In den letzten Jahren wurden viele Erhebungen, sog. Pilotstudien, für verschiedene Rassen (Boxer, Irish Wolfhound, Cavalier King Charles Spaniels, PON, Frz. Bulldoggen, etc.) erfolgreich durchgeführt und den jeweiligen Vereinen präsentiert. Gerade abgeschlossen ist die Pilotstudie bei der Dt. Dogge, bei der eine repräsentative Anzahl zur Zucht anstehender Hunde untersucht wurde, um die Prävalenz der dilatativen Kardiomyopathie in der dt. Population zu ermitteln. In der laufenden Erhebung befinden sich: Schwarzwildbracken, Dalmatiner und Frz. Bulldoggen.

Zudem fördert das CC e.V. Dissertationen, die sich z.B. mit der Auswertung der vereinseigenen Datenbank beschäftigen, aus eigenen finanziellen Mitteln. Diese Gelder speisen sich aus den Mitgliedsbeiträgen der Untersucher, Überschüssen aus Prüfungsgebühren und Gewinnen durchgeführter Fortbildungsveranstaltungen. Ganz im Sinne einer „non profit“ Gesellschaft und der eigenen Satzung verpflichtet, werden die Gelder für wissenschaftliche Forschung verwendet:

Left ventricular M-mode prediction intervals in 7651 dogs: Population-wide and selected breed-specific values - Esser L. et al.

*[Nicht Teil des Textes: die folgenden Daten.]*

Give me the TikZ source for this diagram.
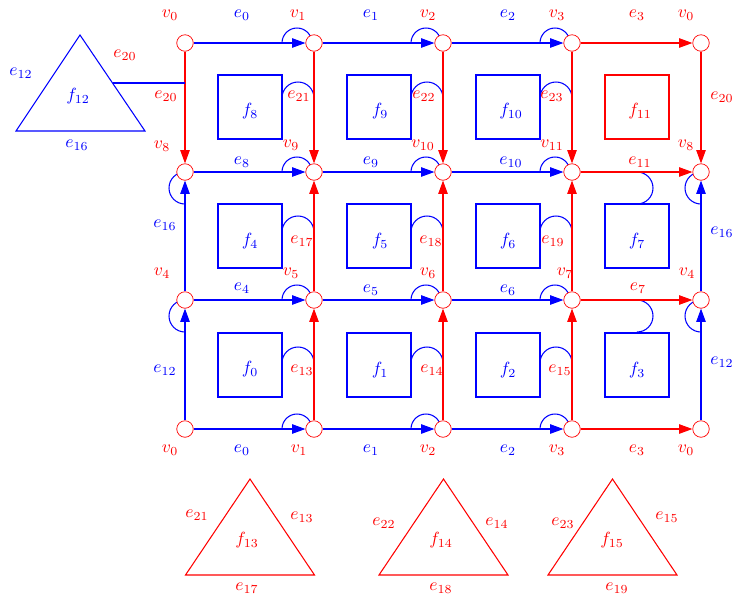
\documentclass[tikz,border=0pt]{standalone}
\usepackage{amsmath, amssymb}
\usepackage{tikz}
\usetikzlibrary{arrows.meta}

\begin{document}
\begin{tikzpicture}[x=0.02cm, y=-0.02cm,
    vtx/.style={circle, draw=red, fill=white, inner sep=0pt, minimum size=0.33cm},
    face/.style={draw=blue, line width=0.6pt, minimum size=1.28cm, inner sep=0pt},
    bedge/.style={blue, line width=0.6pt, -{Triangle[length=7.6pt, width=5.4pt]}},
    redge/.style={red, line width=0.6pt, -{Triangle[length=7.6pt, width=5.4pt]}},
    hook/.style={blue, line width=0.6pt}]
    \useasboundingbox (0,0) rectangle (737,596);

    % Hooks before the vertices on the blue edges
    \foreach \x in {314,443,572}
      \foreach \y in {43,172,300,429}
        \draw[hook] (\x-32,\y) arc[start angle=180, end angle=0, radius=0.3cm];
    \foreach \x in {185,701}
      \foreach \y in {172,300}
        \draw[hook] (\x,\y+32) arc[start angle=270, end angle=90, radius=0.32cm];

    % Hooks from the faces onto the red edges
    \foreach \x in {314,443,572}
      \foreach \y in {98,232,363}
        \draw[hook] (\x-32,\y) arc[start angle=180, end angle=0, radius=0.32cm];
    \foreach \y in {172,300}
      \draw[hook] (637,\y) arc[start angle=90, end angle=-90, radius=0.32cm];

    % Vertices
    \foreach \c/\x in {0/185,1/314,2/443,3/572,4/701}
      \foreach \r/\y in {0/43,1/172,2/300,3/429}
        \node[vtx] (n\c\r) at (\x,\y) {};

    % Horizontal edges
    \foreach \r in {0,...,3} {
      \draw[bedge] (n0\r) -- (n1\r);
      \draw[bedge] (n1\r) -- (n2\r);
      \draw[bedge] (n2\r) -- (n3\r);
      \draw[redge] (n3\r) -- (n4\r);
    }
    % Vertical edges
    \foreach \c in {1,2,3} {
      \draw[redge] (n\c0) -- (n\c1);
      \draw[redge] (n\c2) -- (n\c1);
      \draw[redge] (n\c3) -- (n\c2);
    }
    \foreach \c in {0,4} {
      \draw[redge] (n\c0) -- (n\c1);
      \draw[bedge] (n\c2) -- (n\c1);
      \draw[bedge] (n\c3) -- (n\c2);
    }

    % Square faces
    \foreach \i/\x/\y in {0/250/365, 1/379/365, 2/508/365, 3/637/365,
                          4/250/236, 5/379/236, 6/508/236, 7/637/236,
                          8/250/107, 9/379/107, 10/508/107}
      \node[face] (s\i) at (\x,\y) {};
    \node[face, draw=red] (s11) at (637,107) {};

    % Triangle faces
    \coordinate (t12a) at (80,35);
    \coordinate (t12b) at (145,131);
    \coordinate (t12c) at (16,131);
    \draw[blue, line width=0.6pt] (t12a) -- (t12b) -- (t12c) -- cycle;
    \coordinate (m12) at (112.5,83);
    \coordinate (m20) at (185,83);
    \draw[blue, line width=0.6pt] (m12) -- (m20);
    \foreach \k/\x in {13/250,14/443.5,15/612.5} {
      \coordinate (t\k a) at (\x,479);
      \coordinate (t\k b) at (\x+64.5,575);
      \coordinate (t\k c) at (\x-64.5,575);
      \draw[red, line width=0.6pt] (t\k a) -- (t\k b) -- (t\k c) -- cycle;
    }

    % Red labels
    \foreach \x/\y/\t [count=\i] in {
        170/15/v_0, 298/15/v_1, 428/15/v_2, 557/15/v_3, 686/15/v_0,
        162/146/v_8, 291/145/v_9, 423/145/v_{10}, 552/145/v_{11}, 686/145/v_8,
        162/273/v_4, 291/273/v_5, 428/273/v_6, 565/273/v_7, 687/273/v_4,
        170/450/v_0, 299/450/v_1, 428/450/v_2, 557/450/v_3, 686/450/v_0,
        637/15/e_3, 640/162/e_{11}, 638/288/e_7, 637/450/e_3,
        166/96/e_{20}, 722/97/e_{20}, 125/55/e_{20},
        299/96/e_{21}, 424/96/e_{22}, 552/96/e_{23},
        302/241/e_{17}, 431/241/e_{18}, 553/241/e_{19},
        302/370/e_{13}, 432/370/e_{14}, 560/370/e_{15},
        640/111/f_{11},
        197/515/e_{21}, 302/517/e_{13}, 247/540/f_{13}, 247/588/e_{17},
        384/523/e_{22}, 497/523/e_{14}, 441/540/f_{14}, 441/588/e_{18},
        563/523/e_{23}, 667/517/e_{15}, 612/540/f_{15}, 617/588/e_{19}}
      \node[red] (lr\i) at (\x,\y) {$\t$};

    % Blue labels
    \foreach \x/\y/\t [count=\i] in {
        242/15/e_0, 371/15/e_1, 508/15/e_2,
        242/162/e_8, 371/162/e_9, 511/162/e_{10},
        242/288/e_4, 371/290/e_5, 508/290/e_6,
        242/450/e_0, 371/450/e_1, 508/450/e_2,
        165/225/e_{16}, 165/370/e_{12}, 722/232/e_{16}, 722/362/e_{12},
        21/73/e_{12}, 77/145/e_{16}, 78/96/f_{12},
        250/111/f_8, 380/111/f_9, 511/111/f_{10},
        250/241/f_4, 380/241/f_5, 508/241/f_6, 637/241/f_7,
        250/369/f_0, 380/370/f_1, 508/370/f_2, 637/370/f_3}
      \node[blue] (lb\i) at (\x,\y) {$\t$};
\end{tikzpicture}
\end{document}
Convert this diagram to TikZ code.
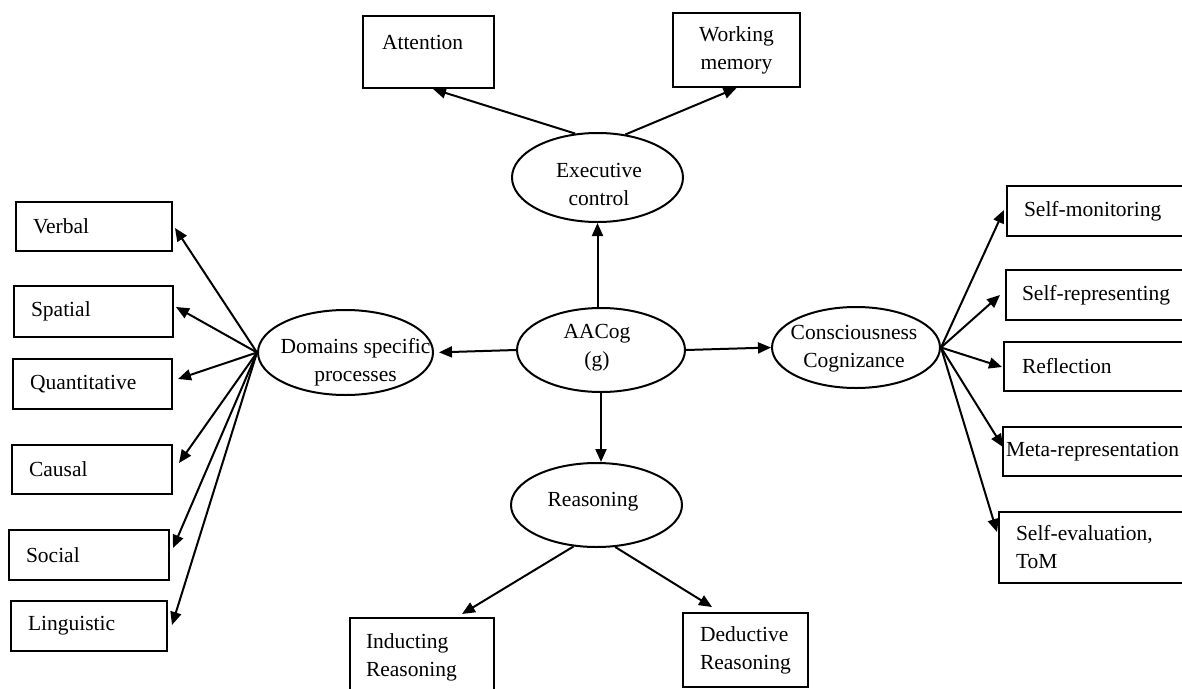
\documentclass[tikz,border=0pt]{standalone}
\usepackage{fontspec}
\setmainfont{Liberation Serif}
\usetikzlibrary{arrows.meta,calc,shapes.geometric}
\begin{document}
\begin{tikzpicture}[x=1pt,y=-1pt,
  every node/.style={font={\fontsize{21.5}{28}\selectfont}},
  box/.style={draw, line width=2pt, rectangle, align=left, inner ysep=0pt, inner xsep=17pt},
  ell/.style={draw, line width=2pt, ellipse, inner sep=0pt},
  lab/.style={align=center, inner sep=0pt},
  arr/.style={line width=2pt, -{Triangle[length=13pt,width=11pt]}}]
\useasboundingbox (0,0) rectangle (1182,688);
\clip (0,0) rectangle (1182,688);

% top boxes
\node[box, inner xsep=19pt, text width=93pt, minimum height=72pt, text height=14.5pt, text depth=19.5pt] (att) at (428.5,52) {Attention};
\node[box, align=center, text width=93pt, minimum height=74pt] (wm) at (736.5,50) {Working\\memory};

% left boxes
\node[box, text width=122pt, minimum height=49pt] (verbal) at (94,226.5) {Verbal};
\node[box, text width=125pt, minimum height=51pt] (spatial) at (93.5,311.5) {Spatial};
\node[box, text width=125pt, minimum height=50pt] (quant) at (92.5,384) {Quantitative};
\node[box, text width=126pt, minimum height=49pt] (causal) at (92,469.5) {Causal};
\node[box, text width=126pt, minimum height=50pt] (social) at (89,555) {Social};
\node[box, text width=122pt, minimum height=50pt] (ling) at (89,626) {Linguistic};

% right boxes
\node[box, text width=149pt, minimum height=50pt] (smon) at (1098.5,211) {Self-monitoring};
\node[box, inner xsep=16pt, text width=152pt, minimum height=50pt] (srep) at (1098,295) {Self-representing};
\node[box, inner xsep=18pt, text width=150pt, minimum height=49pt] (refl) at (1097,366.5) {Reflection};
\node[box, inner xsep=3pt, text width=181pt, minimum height=49pt] (meta) at (1096.5,451.5) {Meta-representation};
\node[box, text width=157pt, minimum height=71pt] (seval) at (1094.5,547.5) {Self-evaluation,\\ToM};

% bottom boxes
\node[box, inner xsep=16pt, text width=112pt, minimum height=78pt] (ind) at (422,657) {Inducting\\Reasoning};
\node[box, inner xsep=17pt, text width=91pt, minimum height=74pt] (ded) at (745.5,650) {Deductive\\Reasoning};

% ellipses
\node[ell, minimum width=171pt, minimum height=89pt] (exec) at (597.5,177.5) {};
\node[ell, minimum width=175pt, minimum height=85pt] (dom) at (345.5,352.5) {};
\node[ell, minimum width=168pt, minimum height=84pt] (aacog) at (601,350) {};
\node[ell, minimum width=168pt, minimum height=81pt] (cons) at (856,347.5) {};
\node[ell, minimum width=171pt, minimum height=84pt] (reas) at (596.5,505) {};

\node[lab] (execT) at (599,184) {Executive\\control};
\node[lab] (domT) at (355.5,362.5) {Domains specific\\processes};
\node[lab] (aacogT) at (597,348) {AACog\\(g)};
\node[lab] (consT) at (854,349) {Consciousness\\Cognizance};
\node[lab] (reasT) at (593,502) {Reasoning};

% arrows
\draw[arr] (exec.117) -- ($(att.south)+(4.5,0)$);
\draw[arr] (exec.57) -- (wm.south);
\draw[arr] (exec.south |- aacog.north) -- (exec.south);
\draw[arr] (aacog.south) -- (aacog.south |- reas.north);
\draw[arr, shorten >=5pt] (aacog.west) -- (dom.east);
\draw[arr] (aacog.east) -- (cons.west);
\draw[arr] (reas.241) -- ($(ind.north)+(40,-3)$);
\draw[arr] (reas.294) -- ($(ded.north)+(-33.5,-5)$);

\draw[arr] (dom.west) -- ($(verbal.east)+(2,1.5)$);
\draw[arr] (dom.west) -- ($(spatial.east)+(2,-4.5)$);
\draw[arr] (dom.west) -- ($(quant.east)+(5,-5)$);
\draw[arr] (dom.west) -- ($(causal.east)+(6,-6.5)$);
\draw[arr] (dom.west) -- ($(social.east)+(3,-7)$);
\draw[arr] (dom.west) -- ($(ling.east)+(4,-1)$);

\draw[arr] (cons.east) -- ($(smon.west)+(-2,-1)$);
\draw[arr] (cons.east) -- ($(srep.west)+(-5,0)$);
\draw[arr] (cons.east) -- ($(refl.west)+(-1,0.5)$);
\draw[arr] (cons.east) -- ($(meta.west)+(1,-4.5)$);
\draw[arr] (cons.east) -- ($(seval.west)+(-1,-15.5)$);
\end{tikzpicture}
\end{document}
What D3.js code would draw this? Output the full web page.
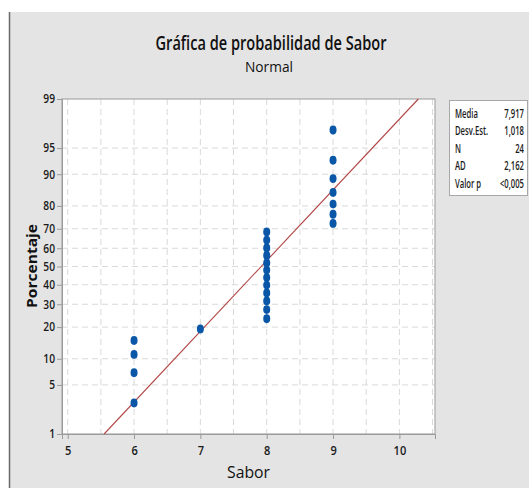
<!DOCTYPE html>
<html><head><meta charset="utf-8">
<script src="https://cdn.jsdelivr.net/npm/d3@7"></script>
<style>
html,body{margin:0;padding:0;background:#fff;}
svg{display:block;font-family:"Open Sans","Noto Sans",sans-serif;}
</style></head>
<body>
<svg id="c" width="529" height="488"></svg>
<script>
// ---- data ----
const sabor = [6,6,6,6,7,8,8,8,8,8,8,8,8,8,8,8,8,9,9,9,9,9,9,9];
const porcentaje = [2.9,7.0,11.1,15.2,19.3,23.4,27.5,31.6,35.7,39.8,43.9,48.0,52.0,56.1,60.2,64.3,68.4,72.5,76.6,80.7,84.8,88.9,93.0,97.1];
const yTicks = [1,5,10,20,30,40,50,60,70,80,90,95,99];
const xTicks = [5,6,7,8,9,10];
const statLabels = ["Media","Desv.Est.","N","AD","Valor p"];
const statValues = ["7,917","1,018","24","2,162","<0,005"];
const media = 7.917, desv = 1.018;

// inverse normal CDF (Acklam)
function qnorm(p){
  const a=[-3.969683028665376e+01,2.209460984245205e+02,-2.759285104469687e+02,1.383577518672690e+02,-3.066479806614716e+01,2.506628277459239e+00];
  const b=[-5.447609879822406e+01,1.615858368580409e+02,-1.556989798598866e+02,6.680131188771972e+01,-1.328068155288572e+01];
  const c=[-7.784894002430293e-03,-3.223964580411365e-01,-2.400758277161838e+00,-2.549671010269020e+00,4.374664141464968e+00,2.938163982698783e+00];
  const d=[7.784695709041462e-03,3.224671290700398e-01,2.445134137142996e+00,3.754408661907416e+00];
  const pl=0.02425;let q,r;
  if(p<pl){q=Math.sqrt(-2*Math.log(p));return (((((c[0]*q+c[1])*q+c[2])*q+c[3])*q+c[4])*q+c[5])/((((d[0]*q+d[1])*q+d[2])*q+d[3])*q+1);}
  if(p>1-pl){q=Math.sqrt(-2*Math.log(1-p));return -(((((c[0]*q+c[1])*q+c[2])*q+c[3])*q+c[4])*q+c[5])/((((d[0]*q+d[1])*q+d[2])*q+d[3])*q+1);}
  q=p-0.5;r=q*q;return (((((a[0]*r+a[1])*r+a[2])*r+a[3])*r+a[4])*r+a[5])*q/(((((b[0]*r+b[1])*r+b[2])*r+b[3])*r+b[4])*r+1);
}
function squeeze(sel,f){
  sel.each(function(){const w=this.getComputedTextLength();
    d3.select(this).attr("textLength",w*f).attr("lengthAdjust","spacingAndGlyphs");});
}

const svg = d3.select("#c");
// background
svg.append("rect").attr("x",10).attr("y",12).attr("width",519).attr("height",476).attr("fill","#e4e4e4");
svg.append("line").attr("x1",9.5).attr("x2",9.5).attr("y1",12).attr("y2",488).attr("stroke","#6a6a6a").attr("stroke-width",1.5);

const L=62, R=435, T=99, B=434;
const x = d3.scaleLinear().domain([4.914,10.537]).range([L,R]);
const y = d3.scaleLinear().domain([qnorm(0.01),qnorm(0.99)]).range([B,T]);
const yp = p => y(qnorm(p/100));

svg.append("rect").attr("x",L).attr("y",T).attr("width",R-L).attr("height",B-T).attr("fill","#fff");

// grid
const g = svg.append("g");
d3.range(5,10.51,0.5).forEach(v=>{
  g.append("line").attr("x1",x(v)).attr("x2",x(v)).attr("y1",T).attr("y2",B)
   .attr("stroke","#d9d9d9").attr("stroke-dasharray","6,4");
});
yTicks.filter(t=>t>1&&t<99).forEach(t=>{
  g.append("line").attr("x1",L).attr("x2",R).attr("y1",yp(t)).attr("y2",yp(t))
   .attr("stroke","#d9d9d9").attr("stroke-dasharray","6,4");
});

// border
svg.append("rect").attr("x",L).attr("y",T).attr("width",R-L).attr("height",B-T)
  .attr("fill","none").attr("stroke","#a8a8a8").attr("stroke-width",1.2);

// axes
const xAxis = d3.axisBottom(x).tickValues(xTicks).tickSize(5).tickPadding(4).tickFormat(d3.format("d"));
const xa = svg.append("g").attr("transform",`translate(0,${B})`).call(xAxis);
const yAxis = d3.axisLeft(d3.scaleLinear().domain(y.domain()).range(y.range()))
  .tickValues(yTicks.map(t=>qnorm(t/100))).tickSize(5).tickPadding(2)
  .tickFormat((d,i)=>yTicks[i]);
const ya = svg.append("g").attr("transform",`translate(${L},0)`).call(yAxis);
[xa,ya].forEach(a=>{
  a.select(".domain").attr("stroke","#9a9a9a");
  a.selectAll(".tick line").attr("stroke","#9a9a9a");
  a.selectAll("text").attr("fill","#1a1a1a").attr("font-family","'Open Sans',sans-serif").attr("font-weight","600");
});
xa.selectAll("text").attr("font-size",13).attr("dy","0.9em");
ya.selectAll("text").attr("font-size",12);
squeeze(xa.selectAll("text"),0.85);
squeeze(ya.selectAll("text"),0.85);

// fit line
svg.append("line")
  .attr("x1",x(media+desv*qnorm(0.01))).attr("y1",yp(1))
  .attr("x2",x(media+desv*qnorm(0.99))).attr("y2",yp(99))
  .attr("stroke","#b24545").attr("stroke-width",1.1);

// points
svg.append("g").selectAll("ellipse").data(sabor).join("ellipse")
  .attr("cx",d=>x(d)).attr("cy",(d,i)=>yp(porcentaje[i]))
  .attr("rx",3.5).attr("ry",4.4).attr("fill","#0a57a8");

// titles
svg.append("text").attr("x",271).attr("y",50).attr("text-anchor","middle")
  .attr("font-size",19.5).attr("font-weight","600").attr("fill","#111")
  .attr("textLength",231).attr("lengthAdjust","spacingAndGlyphs")
  .text("Gráfica de probabilidad de Sabor");
svg.append("text").attr("x",269).attr("y",72).attr("text-anchor","middle")
  .attr("font-size",14.5).attr("font-weight","500").attr("fill","#111")
  .attr("textLength",48).attr("lengthAdjust","spacingAndGlyphs").text("Normal");
svg.append("text").attr("x",248.5).attr("y",478).attr("text-anchor","middle")
  .attr("font-size",16.5).attr("font-weight","500").attr("fill","#111")
  .attr("textLength",43).attr("lengthAdjust","spacingAndGlyphs").text("Sabor");
svg.append("text").attr("transform","translate(37,266) rotate(-90)").attr("text-anchor","middle")
  .attr("font-size",14).attr("font-weight","700").attr("fill","#111")
  .attr("textLength",84).attr("lengthAdjust","spacingAndGlyphs").text("Porcentaje");

// stats box
svg.append("rect").attr("x",449.5).attr("y",100.5).attr("width",78).attr("height",95)
  .attr("fill","#fff").attr("stroke","#a8a8a8");
const sx = 0.64;
const st = svg.append("g").attr("transform",`translate(455,0) scale(${sx},1)`)
  .attr("font-size",12).attr("font-weight","600");
statLabels.forEach((s,i)=>{
  st.append("text").attr("x",0).attr("y",118+i*17.5).attr("fill","#1a1a1a").text(s);
  st.append("text").attr("x",(524-455)/sx).attr("y",118+i*17.5).attr("text-anchor","end").attr("fill","#1a1a1a").text(statValues[i]);
});
</script>
</body></html>
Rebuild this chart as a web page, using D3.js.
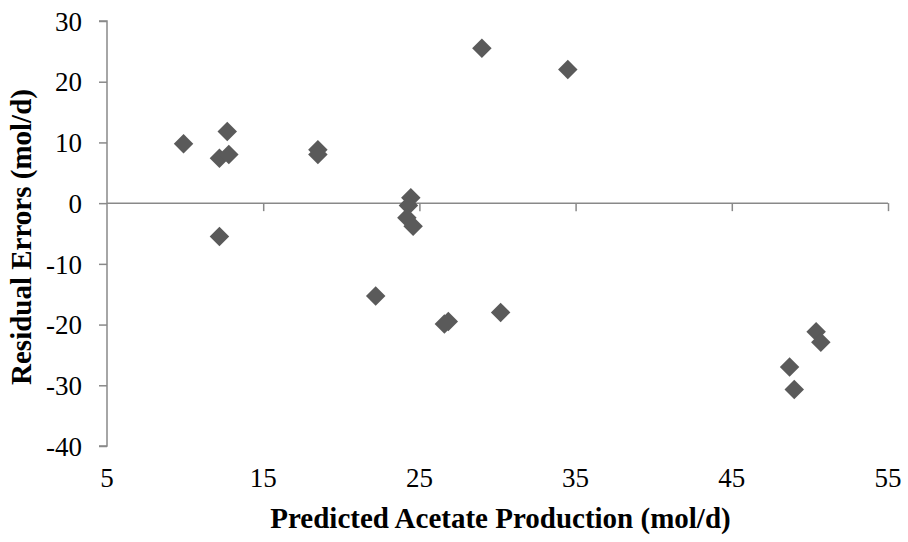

J. Vet Intern. med 2020 Vol 34 Iss 6 ; 2242-2252

Effect of Body Weight on Echocardiographic Measurements in 19,866 Pure-Bred Cats with or without Heart Disease - J. Vet Intern Med. 2016 Vol 30 Iss 5 1601 – 1611 Häggström et al.

Untersucher des Collegium Cardiologicum waren auch an den bekannten Studien (QUEST, VALVE, EPIC, HAMLET) zu Diagnostik und Therapiemanagement der degenerativen Mitralklappenerkrankung beim Hund beteiligt.